Strategi “Bermain Dua Kaki”: Tetap Seimbang atau Tersandung?

Indonesia selama ini berhasil menjalankan strategi nonblok dengan membeli alutsista dari banyak sumber. Namun, terlalu banyak kaki bisa membuat kita kehilangan pijakan. Jet Barat, Rusia, Korea, dan sekarang China—seberapa lama sistem ini bisa bertahan sebelum menjadi terlalu berat untuk ditopang?

Perubahan Postur TNI AU: Solusi atau Fragmentasi?

Penempatan J-10C di wilayah timur Indonesia bisa menjadi deterens strategis. Tapi, itu juga berarti rombak besar pada sistem logistik, pelatihan, dan komando. Apakah TNI AU siap? Atau justru akan menghadapi fragmentasi alutsista yang memperlemah efisiensi?
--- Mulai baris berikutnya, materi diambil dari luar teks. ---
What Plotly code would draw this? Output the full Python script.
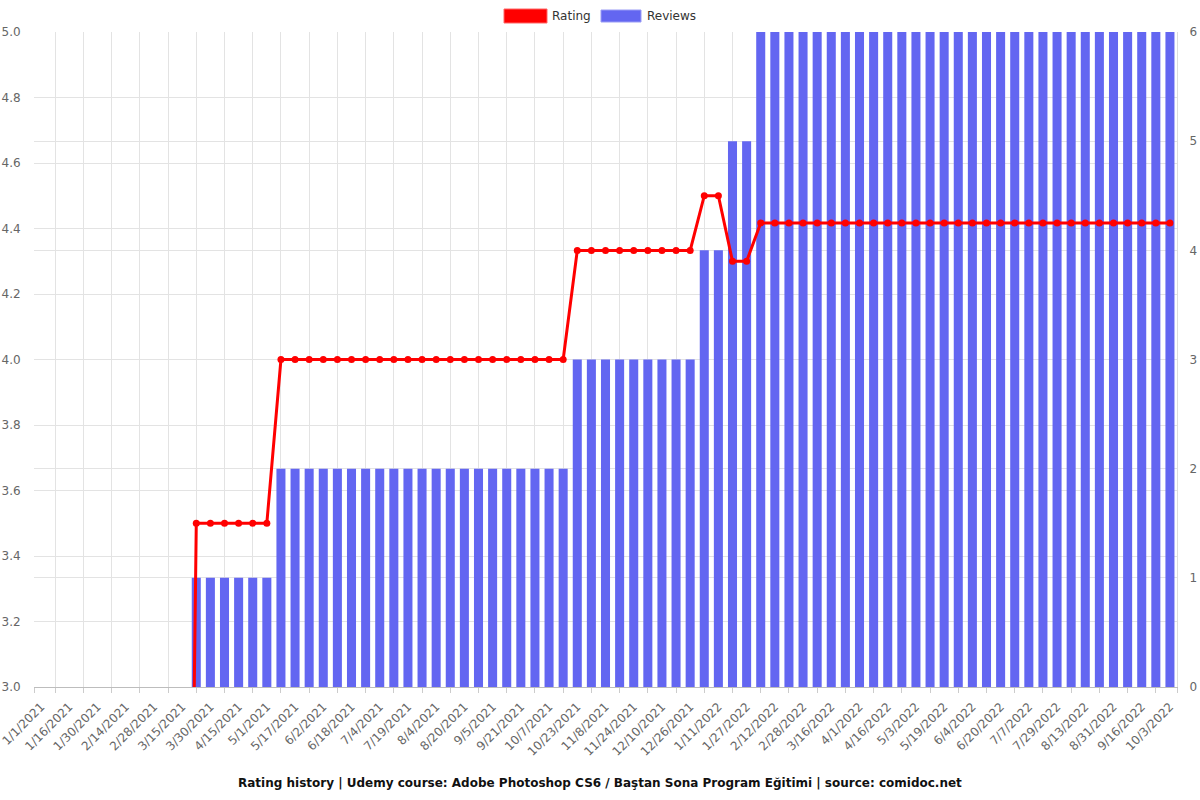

Reaksi Internal: Perang Pandangan di Tubuh Militer

Tidak semua orang di internal TNI AU akan setuju. Beberapa perwira senior mungkin mempersoalkan durabilitas, keandalan, dan kontrol sistem J-10C. Apakah keputusan ini murni teknis dan operasional? Atau justru politis?

SDM: Siapkah Pilot dan Teknisi Kita?

Setiap jet baru berarti sistem pelatihan baru. Bahasa, sistem kerja, bahkan simulator baru. Padahal, TNI AU masih dalam proses mendalami Rafale dan F-15EX. Apakah kita siap mulai dari nol lagi?

Nasib Industri Dalam Negeri: Dukung atau Ganggu KF-21?

Indonesia sedang terlibat dalam proyek KF-21 Boramae bersama Korea Selatan. Masuknya J-10C bisa dipersepsikan sebagai pengalihan komitmen, bahkan kemunduran dalam upaya membangun kemampuan produksi nasional. Apakah ini keputusan jangka pendek yang mengorbankan masa depan?


Kesimpulan: Apakah J-10C Solusi atau Kompromi?

Jet tempur Chengdu J-10C bisa jadi kekuatan udara baru yang efisien, mematikan, dan cepat. Tapi di balik setiap angka dan spesifikasi teknis, ada pertanyaan besar tentang integrasi, kedaulatan, dan geopolitik. Ini bukan sekadar pembelian pesawat, tapi keputusan strategis yang akan membentuk wajah militer dan diplomasi Indonesia di dekade mendatang. Solusi atau kompromi? Seperti biasa, jawabannya ada di garis tipis antara kebutuhan dan kepentingan.